I think your post is very reasonable. GROW is not an investment trust and therefore I don’t view its value equal the sum total of the valuations of the companies it has in its portfolio. Thus, the term ‘discount’ used by the poster you are responding** to is an inappropriate term here.
In fact the venture capital model assumes most of its investments don’t pull through. The hope is that just a few of the investments make so much of a difference that they ‘wipe out’, and then some more, the losses of the others.
Molten shares rallied more than 6%, or 14p, to 240p yesterday after the company said in a full-year trading update that its total portfolio value at 31 March was expected to have been £1.377bn, up from £1.299bn a year ago.
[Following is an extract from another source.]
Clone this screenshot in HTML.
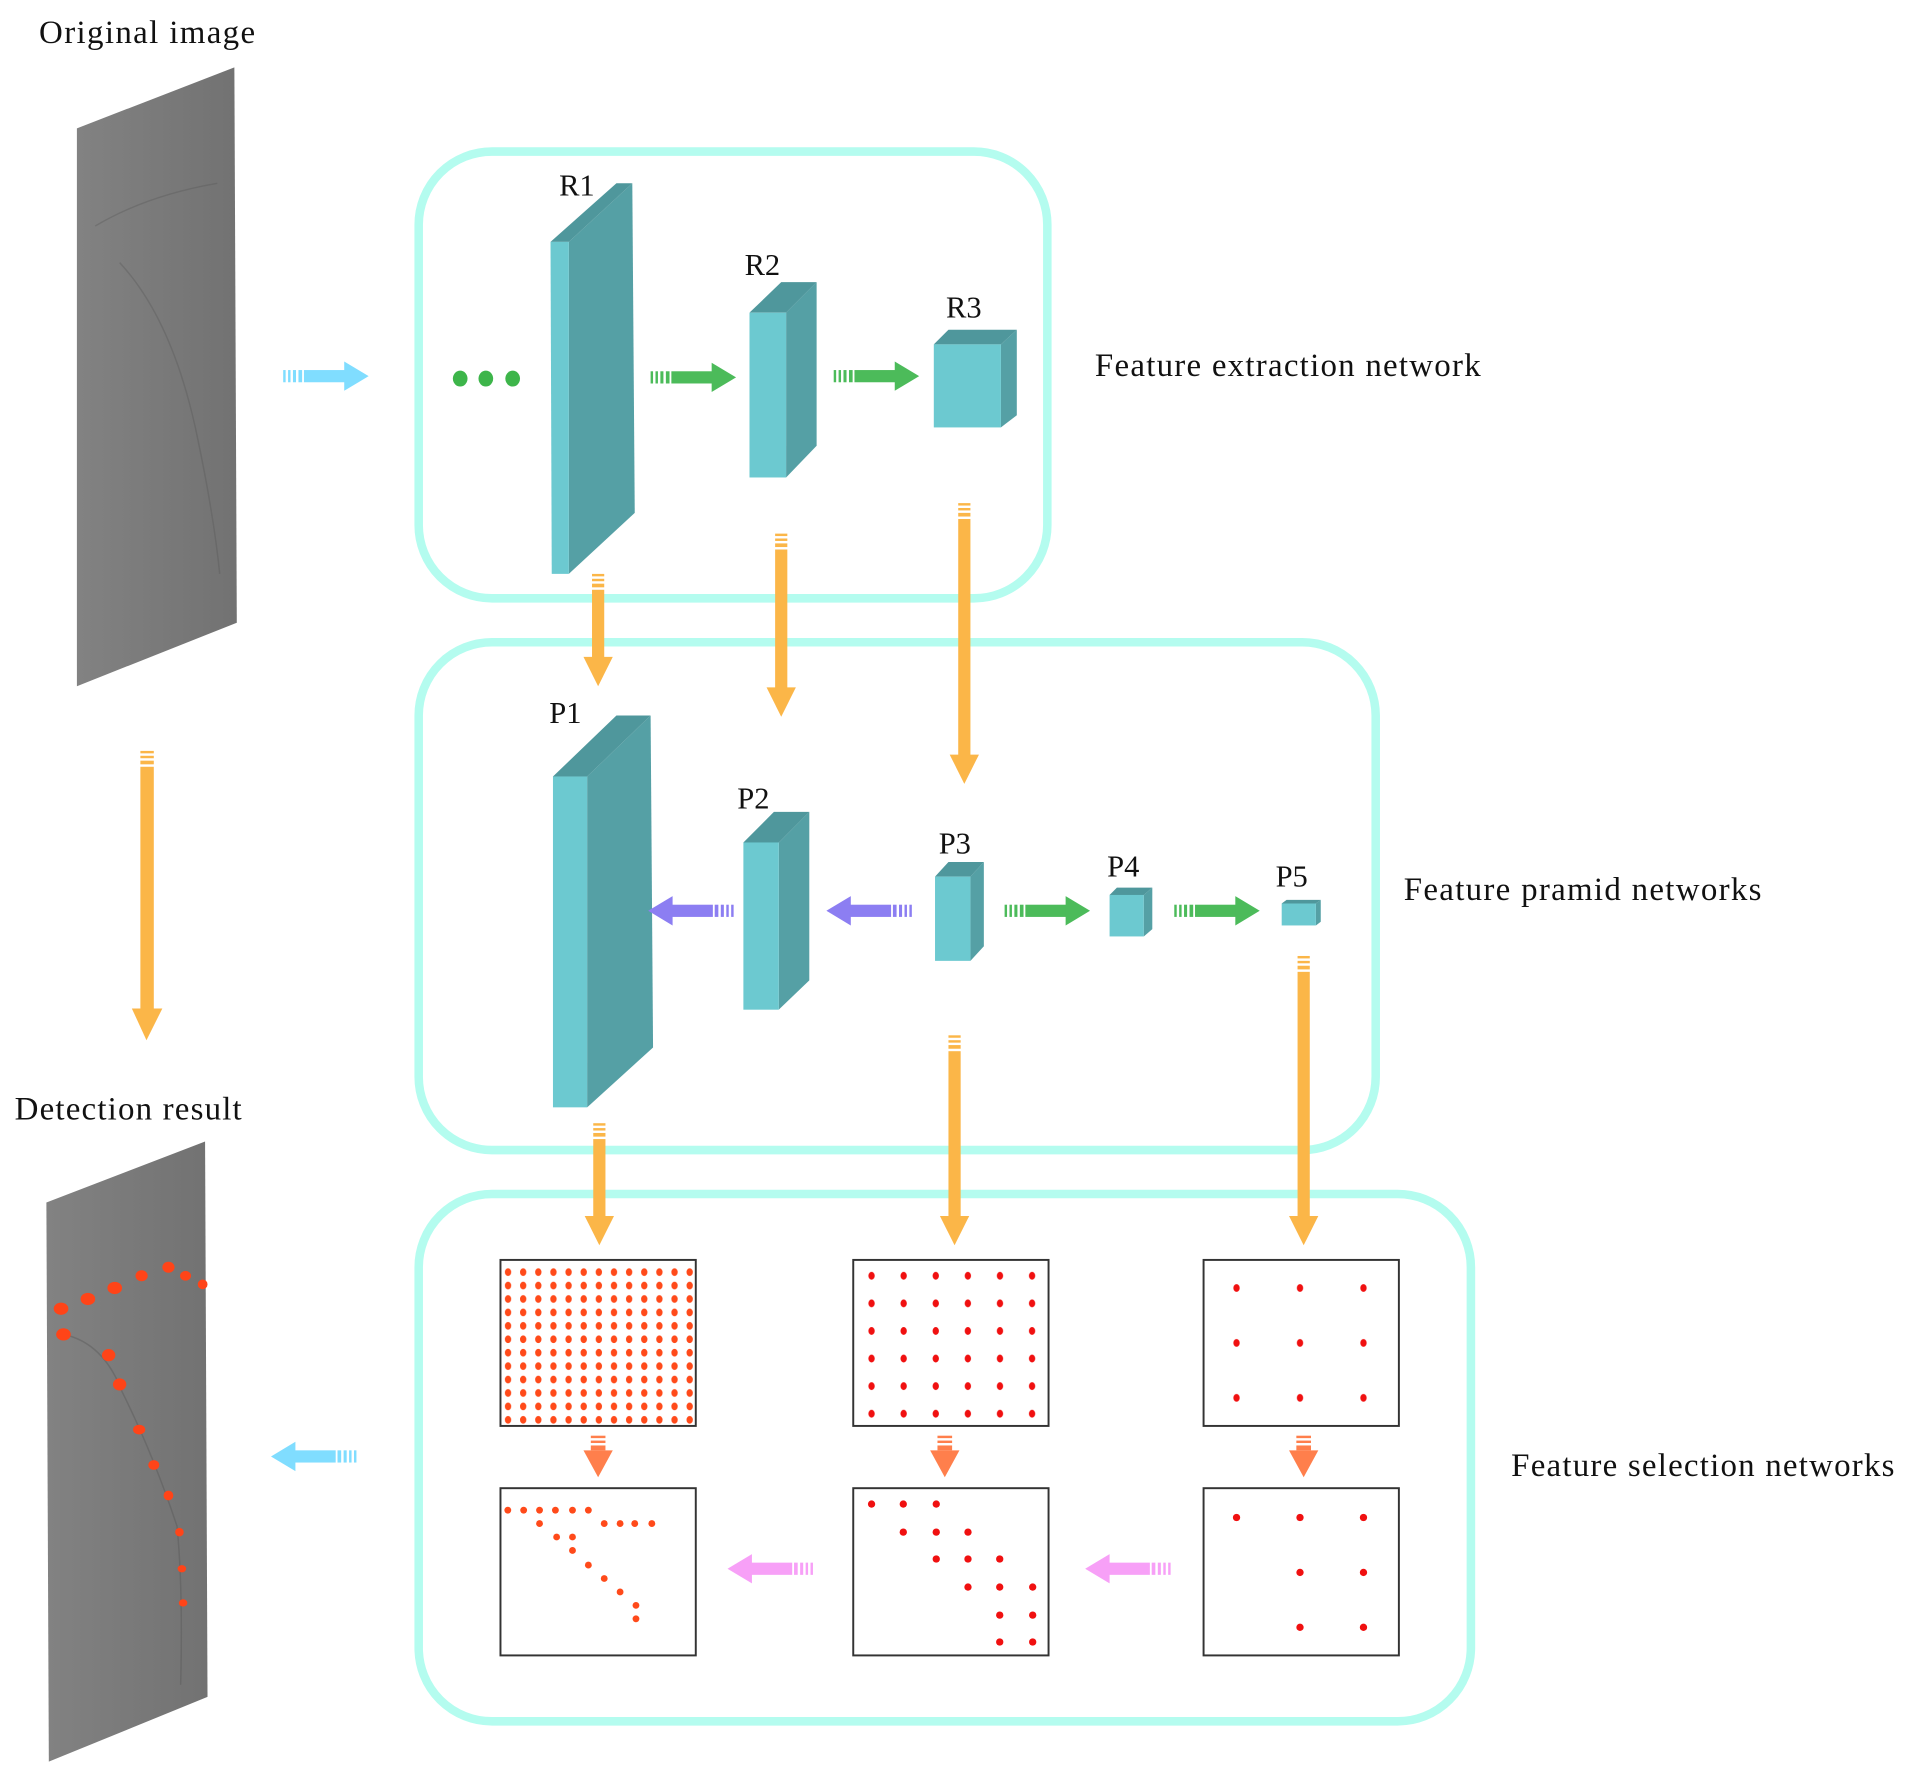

However, the company guided investors to expect net asset value (NAV) excluding debt of 661p per share, a 15.2% decline over the year and a 10.1% drop in the second half.
This leaves the shares 64% below NAV, the widest discount among listed growth capital funds where the average discount is currently 38%.
What are you suggesting about the good and honest profession that is accounting!??!
But I am having the same thoughts as you though but with regards to my holdings in HydrogenOne Capital Fund HGEN which is also heavily down against its NAV.
These sorts of esoteric trusts are rarely a good idea.
I try to remind myself of this every time I get a bright idea about investing in narrow trusts covering helium, hydrogen, song royalties, forests and so on.
I’m still holding a bunch of shares in this, hopeful that the NAV discount makes them attractive to a bigger fish.
Measuring NAV of private illiquid startups is a black box. For example, in their latest report, Molten value their stake in Graphcore at £21M, whereas Sequoia completely wrote off their stake in Graphcore in 2023.